Disusul Lombok Kethok Sandung Lamur. Masih sajian daging sapi, namun dari bagian dada bawah atau akrab disebut sandung lamur. Memadukan empuknya daging yang dibalut cita rasa gurih, pedas, dan manis. Begitu bersenyawa dengan nasi pandan wangi, Lombok Kethok Sandung Lamur, mendarat dengan nyaman di mulut saya. Menjadikannya sajian utama yang saya suka. Begitu nikmat hingga lupa ada yang alpa. Sajian sayur perlu menyeimbangkan dominasi daging pada makan malam ini. Setup Pakis Taji hadir sebagai jawabnya. Pucuk tanaman pakis yang dimasak dengan cara dikukus. Disajikan dengan kuah santan bermuatan rempah yang memantik nikmat cita rasa. Sembari diselingi Setup Pepaya sebagai pelipur dahaga.
Kesemuanya ditutup dengan puding telur akulturasi rasa Portugis. Disajikan dengan saus karamel dan diatapi warna-warni mangga, stroberi serta leci. Begitu lengkap rasanya malam ini. Memberikan kehangatan setelah dimanjakan sajian selera rasa para raja lewat Ladhosan Dhahar Kembul Bujana di Bale Kambang Ambarrukmo.

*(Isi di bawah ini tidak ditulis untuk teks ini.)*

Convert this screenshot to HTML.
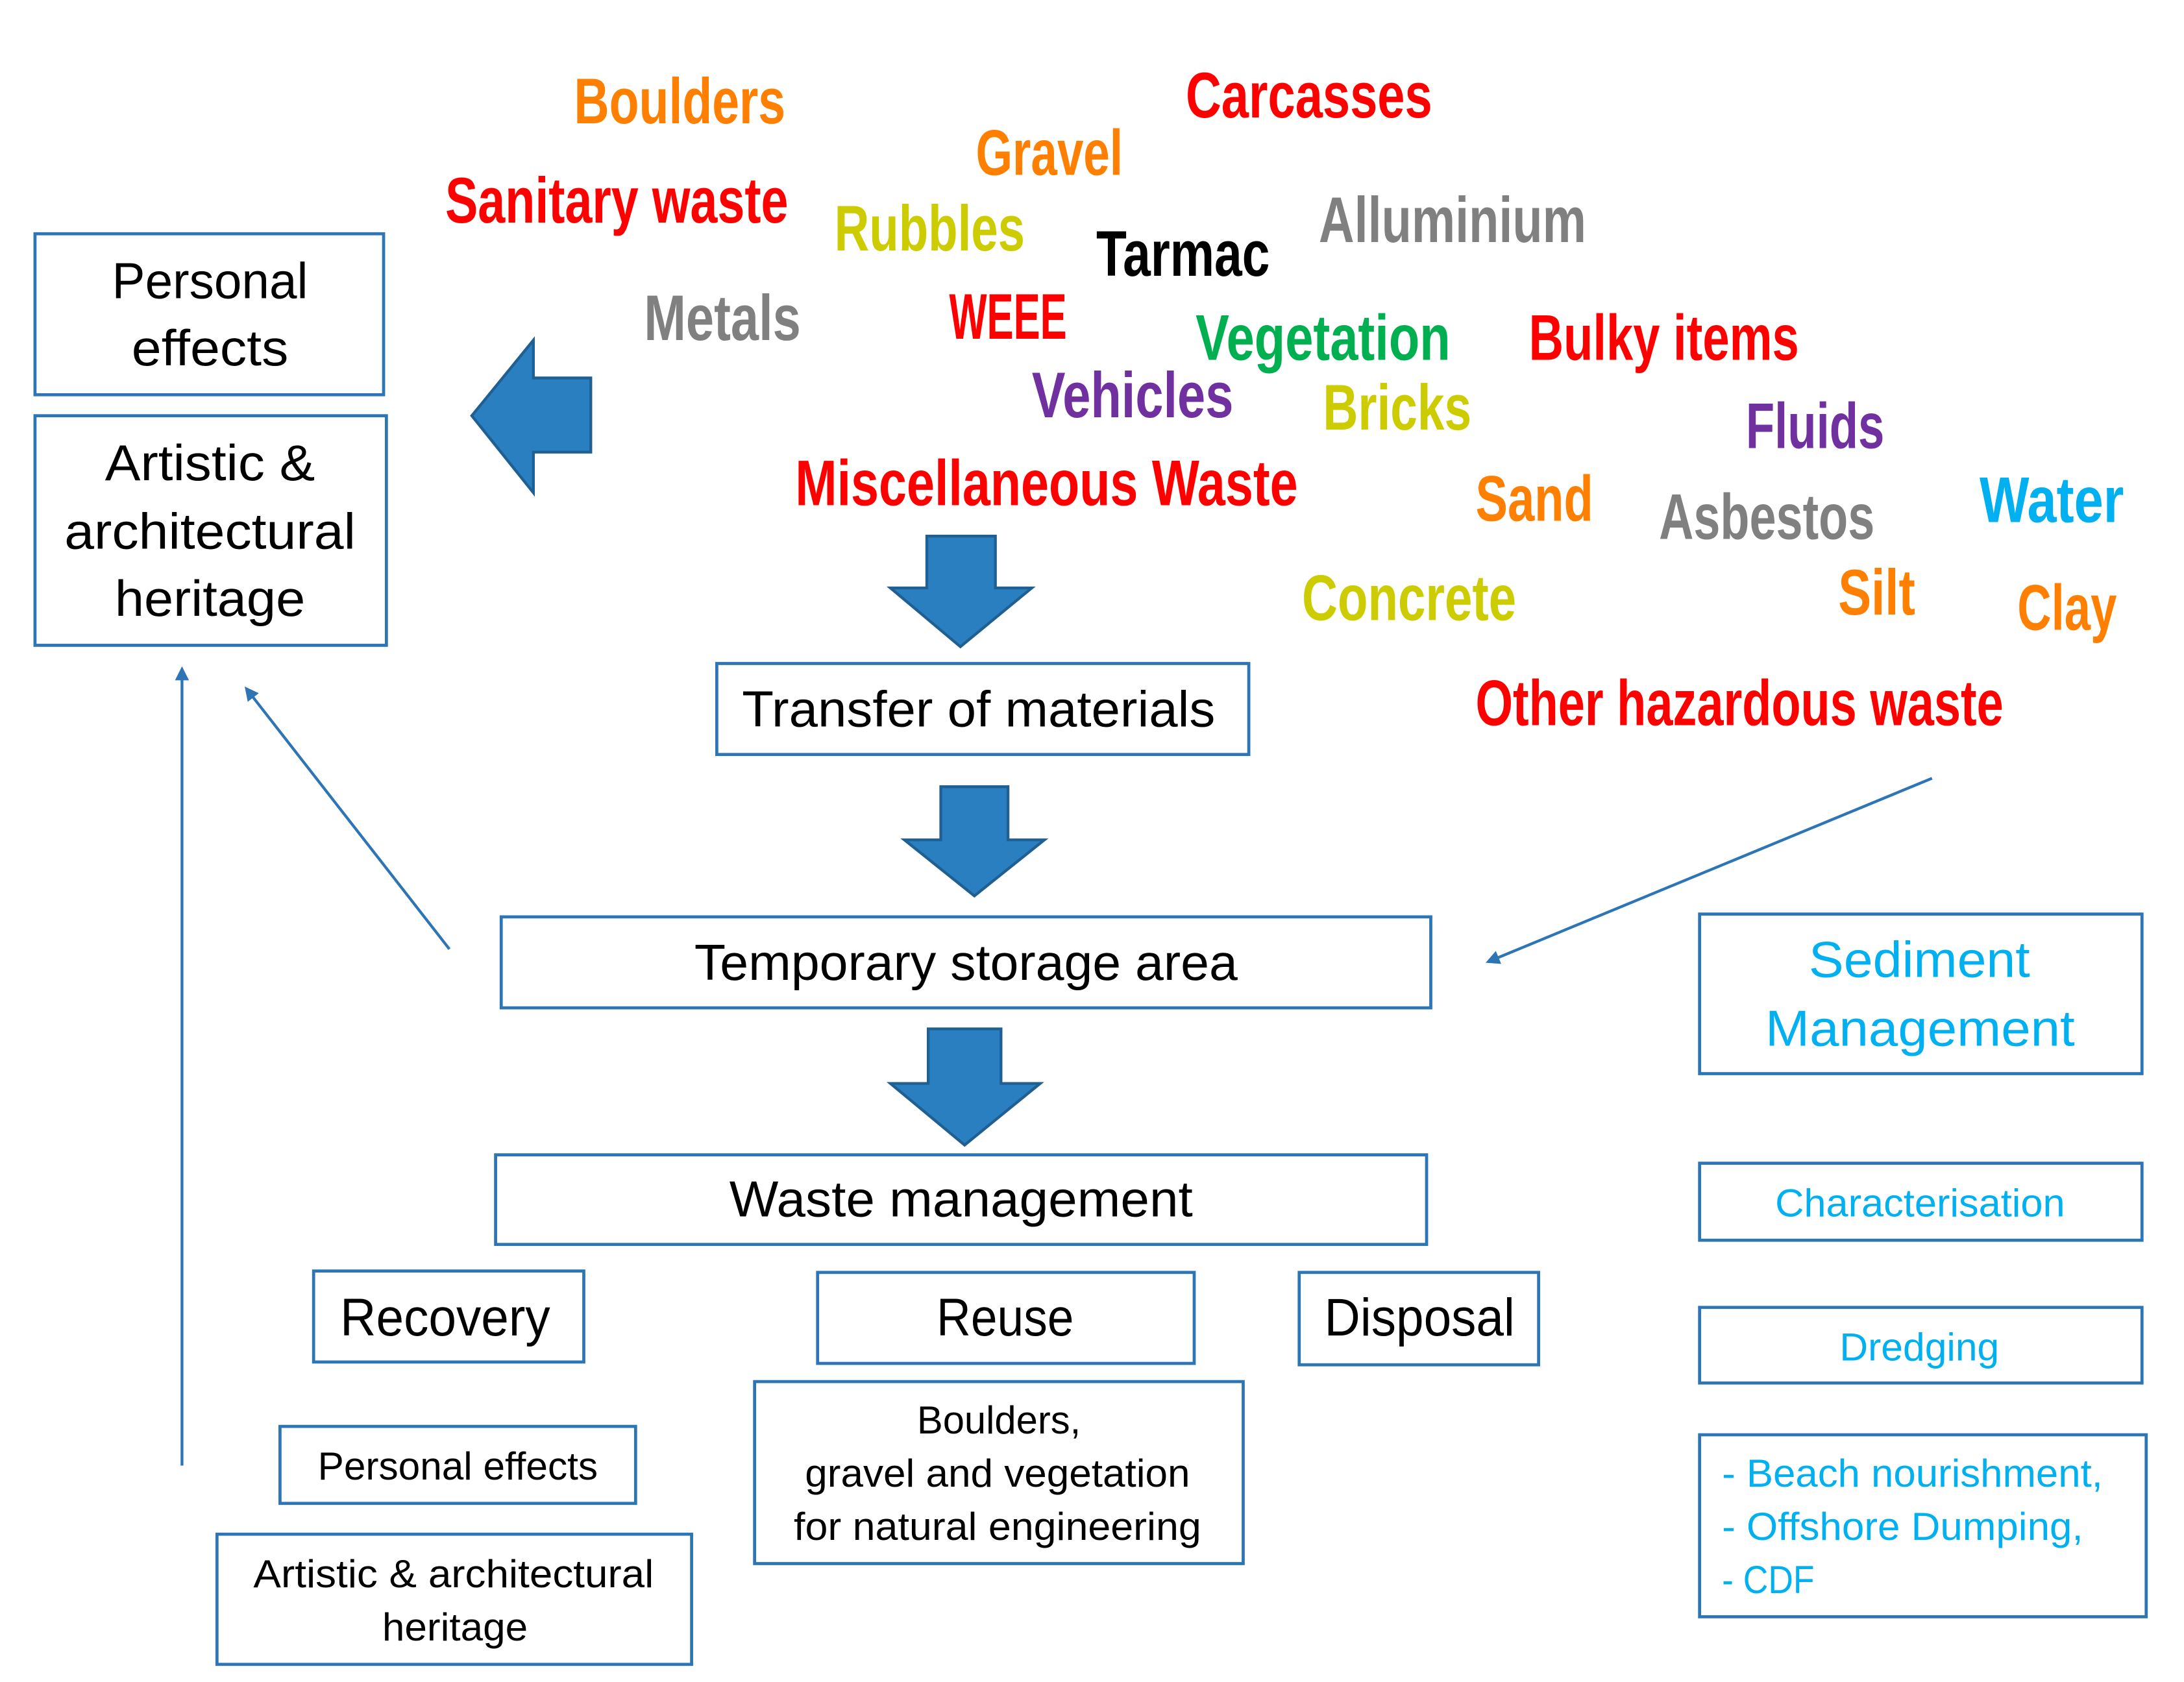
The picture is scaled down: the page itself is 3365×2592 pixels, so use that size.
<!DOCTYPE html>
<html><head><meta charset="utf-8"><style>
html,body{margin:0;padding:0;background:#fff;}
svg{display:block;}
.w{font-family:"Liberation Sans Narrow","Liberation Sans",sans-serif;font-weight:bold;font-size:46px;}
.b{font-family:"Liberation Sans",sans-serif;fill:#000;}
.c{font-family:"Liberation Sans",sans-serif;fill:#00B0F0;}
rect.bx{fill:#fff;stroke:#2E75B6;stroke-width:2.2;}
</style></head><body>
<svg width="3365" height="2592" viewBox="0 0 1560 1201.6" preserveAspectRatio="none" xmlns="http://www.w3.org/2000/svg">
<defs><marker id="ah" markerWidth="10" markerHeight="10" refX="8" refY="5" orient="auto" markerUnits="userSpaceOnUse"><path d="M0,0 L10,5 L0,10 Z" fill="#2E75B6"/></marker></defs>
<g class="w" lengthAdjust="spacingAndGlyphs">
<text x="410" y="88" fill="#FF7F00" textLength="151" lengthAdjust="spacingAndGlyphs">Boulders</text>
<text x="847" y="84" fill="#FF0000" textLength="176" lengthAdjust="spacingAndGlyphs">Carcasses</text>
<text x="697" y="125" fill="#FF7F00" textLength="105" lengthAdjust="spacingAndGlyphs">Gravel</text>
<text x="318" y="159" fill="#FF0000" textLength="245" lengthAdjust="spacingAndGlyphs">Sanitary waste</text>
<text x="596" y="179" fill="#CCCC00" textLength="136" lengthAdjust="spacingAndGlyphs">Rubbles</text>
<text x="783" y="197" fill="#000000" textLength="124" lengthAdjust="spacingAndGlyphs">Tarmac</text>
<text x="942" y="173" fill="#808080" textLength="191" lengthAdjust="spacingAndGlyphs">Alluminium</text>
<text x="460" y="243" fill="#808080" textLength="112" lengthAdjust="spacingAndGlyphs">Metals</text>
<text x="678" y="242" fill="#FF0000" textLength="84" lengthAdjust="spacingAndGlyphs">WEEE</text>
<text x="854" y="257" fill="#00B050" textLength="182" lengthAdjust="spacingAndGlyphs">Vegetation</text>
<text x="1092" y="257" fill="#FF0000" textLength="193" lengthAdjust="spacingAndGlyphs">Bulky items</text>
<text x="737" y="298" fill="#7030A0" textLength="144" lengthAdjust="spacingAndGlyphs">Vehicles</text>
<text x="945" y="307" fill="#CCCC00" textLength="106" lengthAdjust="spacingAndGlyphs">Bricks</text>
<text x="1247" y="320" fill="#7030A0" textLength="99" lengthAdjust="spacingAndGlyphs">Fluids</text>
<text x="568" y="361" fill="#FF0000" textLength="359" lengthAdjust="spacingAndGlyphs">Miscellaneous Waste</text>
<text x="1054" y="372" fill="#FF7F00" textLength="84" lengthAdjust="spacingAndGlyphs">Sand</text>
<text x="1185" y="385" fill="#808080" textLength="154" lengthAdjust="spacingAndGlyphs">Asbestos</text>
<text x="1414" y="373" fill="#00B0F0" textLength="103" lengthAdjust="spacingAndGlyphs">Water</text>
<text x="930" y="443" fill="#CCCC00" textLength="153" lengthAdjust="spacingAndGlyphs">Concrete</text>
<text x="1313" y="439" fill="#FF7F00" textLength="55" lengthAdjust="spacingAndGlyphs">Silt</text>
<text x="1441" y="450" fill="#FF7F00" textLength="71" lengthAdjust="spacingAndGlyphs">Clay</text>
<text x="1054" y="518" fill="#FF0000" textLength="377" lengthAdjust="spacingAndGlyphs">Other hazardous waste</text>
</g>
<!-- big arrows -->
<g fill="#2A7FC1" stroke="#1F5F91" stroke-width="2">
<path d="M337,297 L381,243 L381,270 L422,270 L422,323 L381,323 L381,352 Z"/>
<path d="M662,383 L711,383 L711,420 L737,420 L686,462 L636,420 L662,420 Z"/>
<path d="M672,562 L720,562 L720,600 L746,600 L696,640 L646,600 L672,600 Z"/>
<path d="M663,735 L715,735 L715,774 L743,774 L689,818 L636,774 L663,774 Z"/>
</g>
<!-- connectors -->
<g stroke="#2E75B6" stroke-width="2" fill="none">
<line x1="130" y1="1047" x2="130" y2="478" marker-end="url(#ah)"/>
<line x1="321" y1="678" x2="176" y2="492" marker-end="url(#ah)"/>
<line x1="1380" y1="556" x2="1063" y2="687" marker-end="url(#ah)"/>
</g>
<!-- boxes -->
<rect class="bx" x="25" y="167" width="249" height="115"/>
<rect class="bx" x="25" y="297" width="251" height="164"/>
<rect class="bx" x="512" y="474" width="380" height="65"/>
<rect class="bx" x="358" y="655" width="664" height="65"/>
<rect class="bx" x="354" y="825" width="665" height="64"/>
<rect class="bx" x="224" y="908" width="193" height="65"/>
<rect class="bx" x="584" y="909" width="269" height="65"/>
<rect class="bx" x="928" y="909" width="171" height="66"/>
<rect class="bx" x="200" y="1019" width="254" height="55"/>
<rect class="bx" x="155" y="1096" width="339" height="93"/>
<rect class="bx" x="539" y="987" width="349" height="130"/>
<rect class="bx" x="1214" y="653" width="316" height="114"/>
<rect class="bx" x="1214" y="831" width="316" height="55"/>
<rect class="bx" x="1214" y="934" width="316" height="54"/>
<rect class="bx" x="1214" y="1025" width="319" height="130"/>
<g class="b" font-size="36">
<text x="80" y="213" textLength="140" lengthAdjust="spacingAndGlyphs">Personal</text>
<text x="94" y="261" textLength="112" lengthAdjust="spacingAndGlyphs">effects</text>
<text x="75" y="343" textLength="150" lengthAdjust="spacingAndGlyphs">Artistic &amp;</text>
<text x="46" y="392" textLength="208" lengthAdjust="spacingAndGlyphs">architectural</text>
<text x="82" y="440" textLength="136" lengthAdjust="spacingAndGlyphs">heritage</text>
<text x="530" y="519" textLength="338" lengthAdjust="spacingAndGlyphs">Transfer of materials</text>
<text x="496" y="700" textLength="388" lengthAdjust="spacingAndGlyphs">Temporary storage area</text>
<text x="521" y="869" textLength="331" lengthAdjust="spacingAndGlyphs">Waste management</text>
<text x="243" y="954" font-size="38" textLength="150" lengthAdjust="spacingAndGlyphs">Recovery</text>
<text x="669" y="954" font-size="38" textLength="98" lengthAdjust="spacingAndGlyphs">Reuse</text>
<text x="946" y="954" font-size="38" textLength="136" lengthAdjust="spacingAndGlyphs">Disposal</text>
</g>
<g class="b" font-size="28">
<text x="227" y="1057" textLength="200" lengthAdjust="spacingAndGlyphs">Personal effects</text>
<text x="181" y="1134" textLength="286" lengthAdjust="spacingAndGlyphs">Artistic &amp; architectural</text>
<text x="273" y="1172" textLength="104" lengthAdjust="spacingAndGlyphs">heritage</text>
<text x="655" y="1024" textLength="117" lengthAdjust="spacingAndGlyphs">Boulders,</text>
<text x="575" y="1062" textLength="275" lengthAdjust="spacingAndGlyphs">gravel and vegetation</text>
<text x="567" y="1100" textLength="291" lengthAdjust="spacingAndGlyphs">for natural engineering</text>
</g>
<g class="c" font-size="36">
<text x="1292" y="698" textLength="158" lengthAdjust="spacingAndGlyphs">Sediment</text>
<text x="1261" y="747" textLength="221" lengthAdjust="spacingAndGlyphs">Management</text>
</g>
<g class="c" font-size="28">
<text x="1268" y="869" textLength="207" lengthAdjust="spacingAndGlyphs">Characterisation</text>
<text x="1314" y="972" textLength="114" lengthAdjust="spacingAndGlyphs">Dredging</text>
<text x="1230" y="1062" textLength="272" lengthAdjust="spacingAndGlyphs">- Beach nourishment,</text>
<text x="1230" y="1100" textLength="258" lengthAdjust="spacingAndGlyphs">- Offshore Dumping,</text>
<text x="1230" y="1138" textLength="66" lengthAdjust="spacingAndGlyphs">- CDF</text>
</g>
</svg>
</body></html>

Kini, kantuk datang mengetuk untuk dipersilahkan masuk. Menagih pengalaman melaras lelah di Hotel Royal Ambarrukmo (dulu Ambarrukmo Palace Hotel) yang pada 1964 lalu diprakarsai Presiden Soekarno. Menutup malam dengan kenyamanan menenggelamkan benak pun raga dalam nuansa hangat kamar bintang lima.